15 questions for the future of digital practice in government

24 May 2021

I’ve copied these questions over from this thread.

  1. There are projects where you need to try and ship something early (even if it’s slightly the wrong thing) to understand the domain and get first users. How do we make space for those classes of problem?
  2. Government digital UCD is optimised for the assumption that people commissioning work don’t know what they doing (the classic of the genre being: minister wants an app). How should the stance of delivery teams change when there is more digital competency at the top?
  3. There are needs that government will never meet. How can services be designed in a way that allows others to help meet them, while minimising the risk of disintermediation?
  4. Discovery-itus / celebrating not building something has become almost idealised. That is not healthy in an organisation that genuinely needs to deliver to deadline. How do you create a culture that can prioritise delivery early and learn in parallel rather than in series?
  5. ‘What’s the user need?’, used as a way of discounting anything where value creation is indirect, or where needs met via proxies, is a regular anti-pattern. How do we value needs that are met indirectly?

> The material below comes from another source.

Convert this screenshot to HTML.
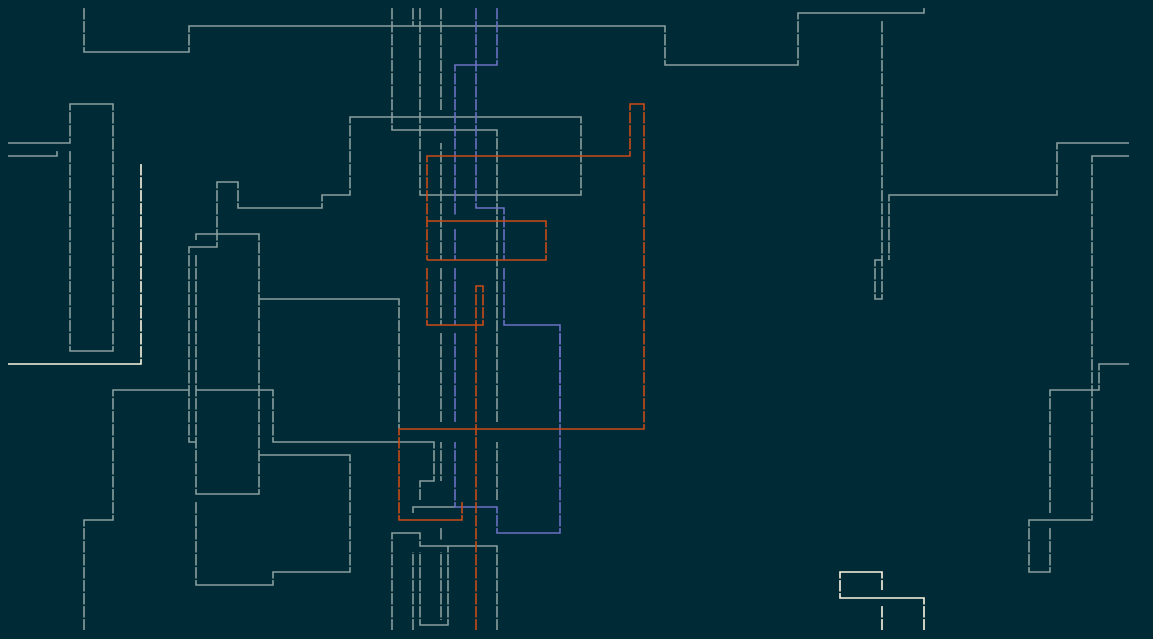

  6. Effective digital teams create information asymmetries. How should teams show their workings so that experts from outside can understand their work? How can we ensure teams are as likely to fail a service assessment for lack of open-source code as they are for accessibility?

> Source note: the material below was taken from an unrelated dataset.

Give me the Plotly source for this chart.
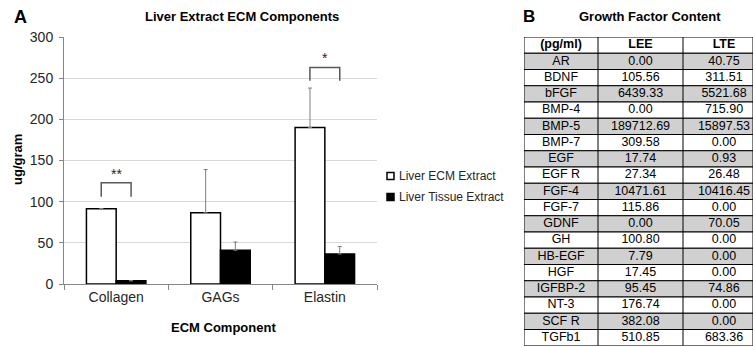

  7. There is a real impact of digital/design on people’s access to their rights to access public services. These often get lost in a task based view of government. Where should rule of law/rights fit in government UCD?

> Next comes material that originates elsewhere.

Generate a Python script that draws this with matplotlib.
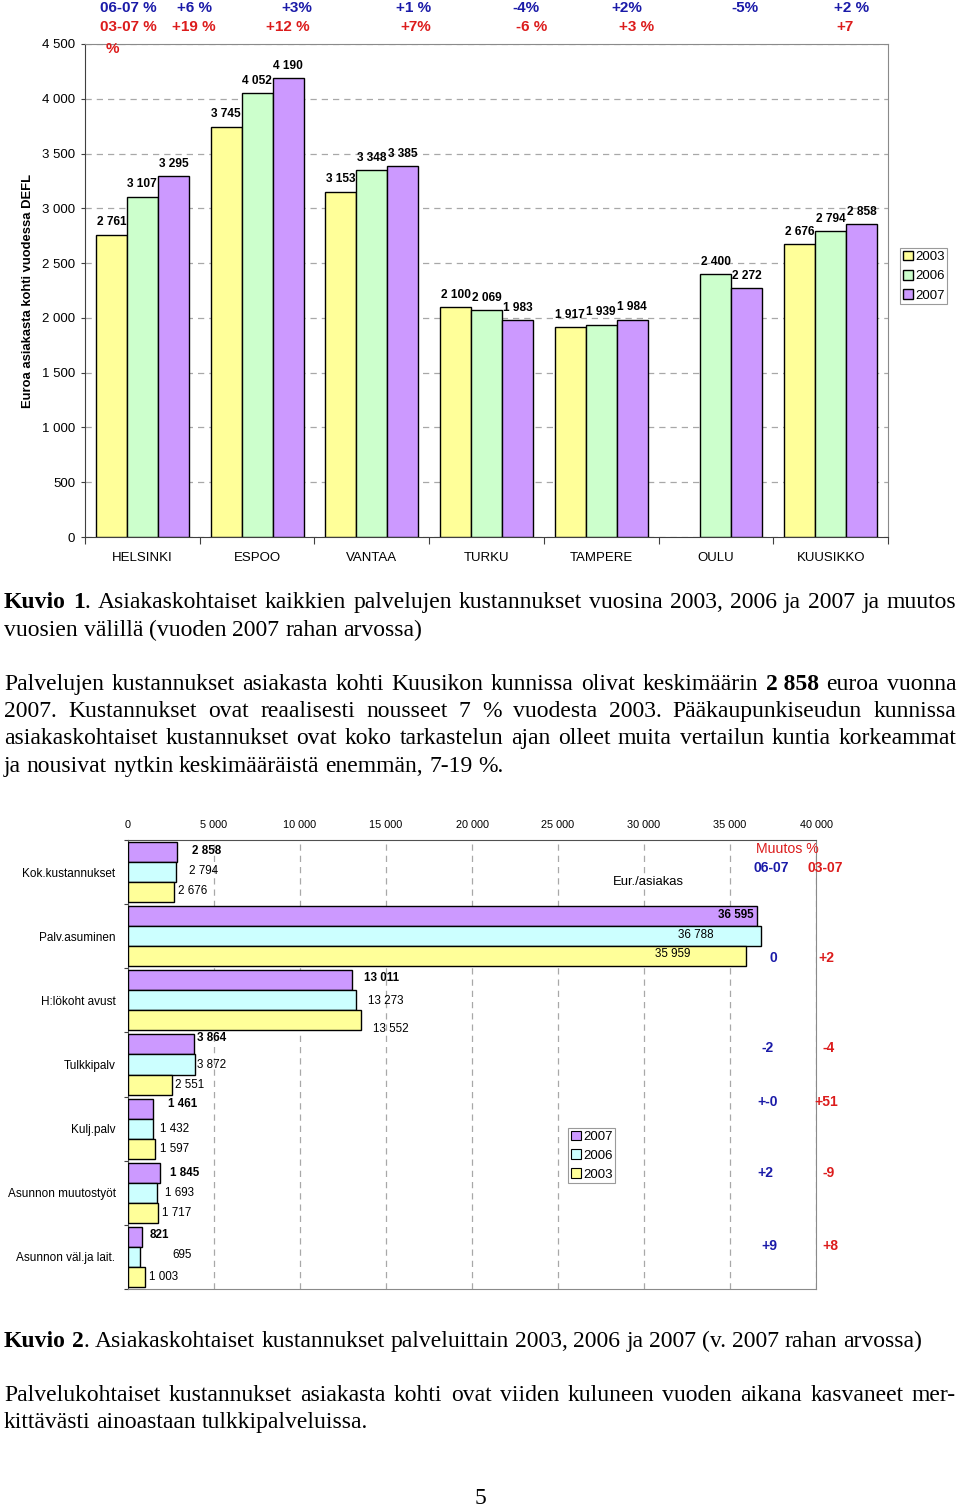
import matplotlib
matplotlib.use("Agg")
import matplotlib.pyplot as plt
from matplotlib.patches import Patch
import numpy as np

# ---------------------------------------------------------------------------
# Kuvio 1: costs per client by city (EUR, 2007 money)
# ---------------------------------------------------------------------------
cities = ["HELSINKI", "ESPOO", "VANTAA", "TURKU", "TAMPERE", "OULU", "KUUSIKKO"]
years1 = ["2003", "2006", "2007"]
cost_2003 = [2761, 3745, 3153, 2100, 1917, np.nan, 2676]
cost_2006 = [3107, 4052, 3348, 2069, 1939, 2400, 2794]
cost_2007 = [3295, 4190, 3385, 1983, 1984, 2272, 2858]
city_chg_0607 = ["+6 %", "+3%", "+1 %", "-4%", "+2%", "-5%", "+2 %"]
city_chg_0307 = ["+19 %", "+12 %", "+7%", "-6 %", "+3 %", "", "+7"]

# ---------------------------------------------------------------------------
# Kuvio 2: costs per client by service
# ---------------------------------------------------------------------------
services = ["Kok.kustannukset", "Palv.asuminen", "H:lökoht avust", "Tulkkipalv",
            "Kulj.palv", "Asunnon muutostyöt", "Asunnon väl.ja lait."]
serv_2007 = [2858, 36595, 13011, 3864, 1461, 1845, 821]
serv_2006 = [2794, 36788, 13273, 3872, 1432, 1693, 695]
serv_2003 = [2676, 35959, 13552, 2551, 1597, 1717, 1003]
serv_chg_0607 = ["0", "-2", "+-0", "+2", "+9"]
serv_chg_0307 = ["+2", "-4", "+51", "-9", "+8"]

W, H = 960, 1507
BLUE = "#1a1aa8"
RED = "#dc1c1c"
SANS = "Liberation Sans"
SERIF = "Liberation Serif"


def fx(x):
    return x / W


def fy(y):
    return 1 - y / H


def fmt(v):
    return f"{int(v):,}".replace(",", " ")


fig = plt.figure(figsize=(W / 100, H / 100), dpi=100)
plt.rcParams["font.family"] = SANS

# ---------------------------------------------------------------- chart 1
ax1 = fig.add_axes([fx(85), fy(537), (888 - 85) / W, (537 - 44) / H])
x = np.arange(len(cities))
bw = 0.27
cols1 = ["#FFFF99", "#CCFFCC", "#CC99FF"]
for k, (vals, c, yr) in enumerate(zip([cost_2003, cost_2006, cost_2007], cols1, years1)):
    xs = x + (k - 1) * bw
    ax1.bar(xs, vals, bw, color=c, edgecolor="black", linewidth=1.0, zorder=3, label=yr)
    for xi, v in zip(xs, vals):
        if np.isnan(v):
            continue
        ax1.annotate(fmt(v), (xi, v), xytext=(0, 4.5), textcoords="offset points",
                     ha="center", va="bottom", fontsize=8.6, fontweight="bold")

ax1.set_xlim(-0.5, len(cities) - 0.5)
ax1.set_ylim(0, 4500)
ax1.set_yticks(np.arange(0, 4501, 500), [fmt(v) for v in np.arange(0, 4501, 500)])
ax1.set_xticks(x, cities)
ax1.set_xticks(np.arange(-0.5, len(cities), 1), minor=True)
ax1.tick_params(axis="x", which="major", length=0, pad=10.5, labelsize=9.5)
ax1.tick_params(axis="x", which="minor", length=5, width=0.8, color="#404040")
ax1.tick_params(axis="y", length=3, width=0.8, pad=4, labelsize=9.5, color="#404040")
ax1.yaxis.grid(True, linestyle=(0, (5, 4)), color="#a8a8a8", linewidth=0.9)
ax1.set_axisbelow(True)
for s in ["left", "bottom"]:
    ax1.spines[s].set_color("#404040")
for s in ["top", "right"]:
    ax1.spines[s].set_color("#8a8a8a")

fig.text(fx(28), fy(291), "Euroa asiakasta kohti vuodessa DEFL", rotation=90,
         ha="center", va="center", fontsize=9.4, fontweight="bold")

leg1 = ax1.legend(loc="upper left", bbox_to_anchor=(fx(900), fy(248)),
                  bbox_transform=fig.transFigure, borderaxespad=0, fontsize=9.5,
                  handlelength=0.75, handleheight=0.75, handletextpad=0.2,
                  labelspacing=0.52, borderpad=0.2, fancybox=False, framealpha=1)
leg1.get_frame().set_edgecolor("#9a9a9a")
leg1.get_frame().set_linewidth(0.8)

# change labels above the plot
top_x1 = [177, 281, 396, 512, 611, 731, 834]
top_x2 = [172, 266, 400, 516, 619, 0, 836]
fig.text(fx(100), fy(7.5), "06-07 %", color=BLUE, fontsize=11, fontweight="bold", va="center")
fig.text(fx(100), fy(27), "03-07 %", color=RED, fontsize=11, fontweight="bold", va="center")
fig.text(fx(106), fy(49), "%", color=RED, fontsize=11, fontweight="bold", va="center")
for xx, s in zip(top_x1, city_chg_0607):
    fig.text(fx(xx), fy(7.5), s, color=BLUE, fontsize=11, fontweight="bold", va="center")
for xx, s in zip(top_x2, city_chg_0307):
    if s:
        fig.text(fx(xx), fy(27), s, color=RED, fontsize=11, fontweight="bold", va="center")

# ---------------------------------------------------------------- chart 2
ax2 = fig.add_axes([fx(128), fy(1289), (816 - 128) / W, (1289 - 840) / H])
yy = np.arange(len(services))
bh = 0.3125
series2 = [("2007", serv_2007, "#CC99FF", -bh, "bold"),
           ("2006", serv_2006, "#CCFFFF", 0.0, "normal"),
           ("2003", serv_2003, "#FFFF99", bh, "normal")]
# label offsets in pixels (dx from bar end, dy downwards, alignment)
lab_off = {
    "2007": [(15, -1, "left"), (-4, -1, "right"), (12, -2, "left"), (2.5, -6, "left"),
             (15, -4.5, "left"), (10, 0, "left"), (8, -2, "left")],
    "2006": [(13, -1, "left"), (-47, -1, "right"), (12, 1, "left"), (2.5, 0, "left"),
             (7.5, 0, "left"), (8, 0, "left"), (32, -2, "left")],
    "2003": [(4, -1, "left"), (-56.5, -2, "right"), (12, 9, "left"), (3, 0, "left"),
             (4.5, 0, "left"), (4.5, 0, "left"), (4, 0, "left")],
}
handles2 = []
for yr, vals, c, off, wt in series2:
    ax2.barh(yy + off, vals, bh, color=c, edgecolor="black", linewidth=1.0, zorder=3)
    handles2.append(Patch(facecolor=c, edgecolor="black", linewidth=0.8, label=yr))
    for yi, v, (dx, dy, ha) in zip(yy + off, vals, lab_off[yr]):
        ax2.annotate(fmt(v), (v, yi), xytext=(dx, -dy), textcoords="offset pixels",
                     ha=ha, va="center", fontsize=8.4, fontweight=wt, zorder=4)

ax2.set_xlim(0, 40000)
ax2.set_ylim(len(services) - 0.5, -0.5)
ax2.xaxis.tick_top()
ax2.set_xticks(np.arange(0, 40001, 5000), [fmt(v) for v in np.arange(0, 40001, 5000)])
ax2.tick_params(axis="x", length=0, pad=7, labelsize=7.8)
ax2.set_yticks(yy, services)
ax2.set_yticks(np.arange(-0.5, len(services), 1), minor=True)
ax2.tick_params(axis="y", which="major", length=0, pad=9, labelsize=8.5)
ax2.tick_params(axis="y", which="minor", length=3, width=0.8, color="#404040")
ax2.xaxis.grid(True, linestyle=(0, (5, 4)), color="#a8a8a8", linewidth=0.9)
ax2.set_axisbelow(True)
for s in ["left", "top"]:
    ax2.spines[s].set_color("#505050")
for s in ["bottom", "right"]:
    ax2.spines[s].set_color("#8a8a8a")

leg2 = ax2.legend(handles=handles2, loc="upper left", bbox_to_anchor=(fx(568), fy(1128)),
                  bbox_transform=fig.transFigure, borderaxespad=0, fontsize=9.5,
                  handlelength=0.75, handleheight=0.75, handletextpad=0.2,
                  labelspacing=0.48, borderpad=0.2, fancybox=False, framealpha=1)
leg2.get_frame().set_edgecolor("#9a9a9a")
leg2.get_frame().set_linewidth(0.8)

fig.text(fx(756), fy(849), "Muutos %", color=RED, fontsize=10.2, va="center")
fig.text(fx(753), fy(868), "06-07", color=BLUE, fontsize=10, fontweight="bold", va="center")
fig.text(fx(807), fy(868), "03-07", color=RED, fontsize=10, fontweight="bold", va="center")
fig.text(fx(613), fy(882), "Eur./asiakas", fontsize=9.4, va="center")
chg_y = [958, 1048, 1102, 1173, 1246]
chg_xb = [773, 768, 768, 765.5, 769.5]
chg_xr = [826, 829, 826.5, 829, 830.5]
for cy, xb, xr, sb, sr in zip(chg_y, chg_xb, chg_xr, serv_chg_0607, serv_chg_0307):
    fig.text(fx(xb), fy(cy), sb, color=BLUE, fontsize=10, fontweight="bold", ha="center", va="center")
    fig.text(fx(xr), fy(cy), sr, color=RED, fontsize=10, fontweight="bold", ha="center", va="center")

# ---------------------------------------------------------------- body text
renderer = fig.canvas.get_renderer()
TS = 17


def parse(line):
    words = [[]]
    for i, chunk in enumerate(line.split("**")):
        bold = i % 2 == 1
        for j, p in enumerate(chunk.split(" ")):
            if j > 0:
                words.append([])
            if p:
                words[-1].append((p, bold))
    return [w for w in words if w]


def text_line(line, base_y, justify, x0=4, x1=956):
    words = parse(line)
    placed, widths = [], []
    for word in words:
        segs, w = [], 0.0
        for s, b in word:
            t = fig.text(0, fy(base_y), s, fontsize=TS, family=SERIF,
                         fontweight="bold" if b else "normal", ha="left", va="baseline")
            segs.append((t, w))
            w += t.get_window_extent(renderer).width
        placed.append(segs)
        widths.append(w)
    if justify and len(words) > 1:
        gap = (x1 - x0 - sum(widths)) / (len(words) - 1)
    else:
        gap = TS * 100 / 72 * 0.25
    xc = x0
    for segs, w in zip(placed, widths):
        for t, o in segs:
            t.set_x(fx(xc + o))
        xc += w + gap


body = [
    ("**Kuvio 1**. Asiakaskohtaiset kaikkien palvelujen kustannukset vuosina 2003, 2006 ja 2007 ja muutos", 608, True),
    ("vuosien välillä (vuoden 2007 rahan arvossa)", 636, False),
    ("Palvelujen kustannukset asiakasta kohti Kuusikon kunnissa olivat keskimäärin **2\u00a0858** euroa vuonna", 690, True),
    ("2007. Kustannukset ovat reaalisesti nousseet 7 % vuodesta 2003. Pääkaupunkiseudun kunnissa", 717, True),
    ("asiakaskohtaiset kustannukset ovat koko tarkastelun ajan olleet muita vertailun kuntia korkeammat", 744, True),
    ("ja nousivat nytkin keskimääräistä enemmän, 7-19 %.", 772, False),
    ("**Kuvio 2**. Asiakaskohtaiset kustannukset palveluittain 2003, 2006 ja 2007 (v. 2007 rahan arvossa)", 1347, False),
    ("Palvelukohtaiset kustannukset asiakasta kohti ovat viiden kuluneen vuoden aikana kasvaneet mer-", 1401, True),
    ("kittävästi ainoastaan tulkkipalveluissa.", 1428, False),
]
for line, by, just in body:
    text_line(line, by, just)

fig.text(fx(480), fy(1504), "5", fontsize=TS, family=SERIF, ha="center", va="baseline")

fig.savefig("out.png", dpi=100)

  8. Utilitarian focused UCD in government has been poor at creating data infrastructure and shared tooling. How can those things be prioritised when end-user + policy intent determines prioritisation?
  9. Not everything is a service. How can we make space for understanding when the service paradigm is helpful and when it is not?
  10. The legacy of ‘fix the basics’/’no innovation’ is often that any mention of technology is seen as solutionism. Sometimes it is about the technology. How can we make space for understanding how technology can allow problems to be solved in different ways?
  11. The design system is a brilliant (brilliant!) bit of work, but it creates constraints and possibly contributes to prevalence of linear transactions. How can design system teams be funded to be more speculative and active in the creation of new patterns?
  12. The overall approach today is conservative. It’s optimised for the assumption that legacy and incremental improvements are the norm. Things like GOVUK/Notify/Pay challenge that. Can we create a space for the greenfield and the speculative without inviting in charlatan utopians?
  13. There are so many teams still solving the same problems. Platforms are great, but not everything can/should be a platform. How can other shared open source tooling be funded and supported?
  14. Simple end to end services rarely exist. Rather that aiming to design a single end to end journey, how might we optimised to enable ‘composite services’ and interoperability?
  15. Not having to understand the structure of government too often means obfuscating the structure of government and accountability. Every time it happens it’s a tiny democratic paper cut. How can the design of services help people understand how their government(s) work?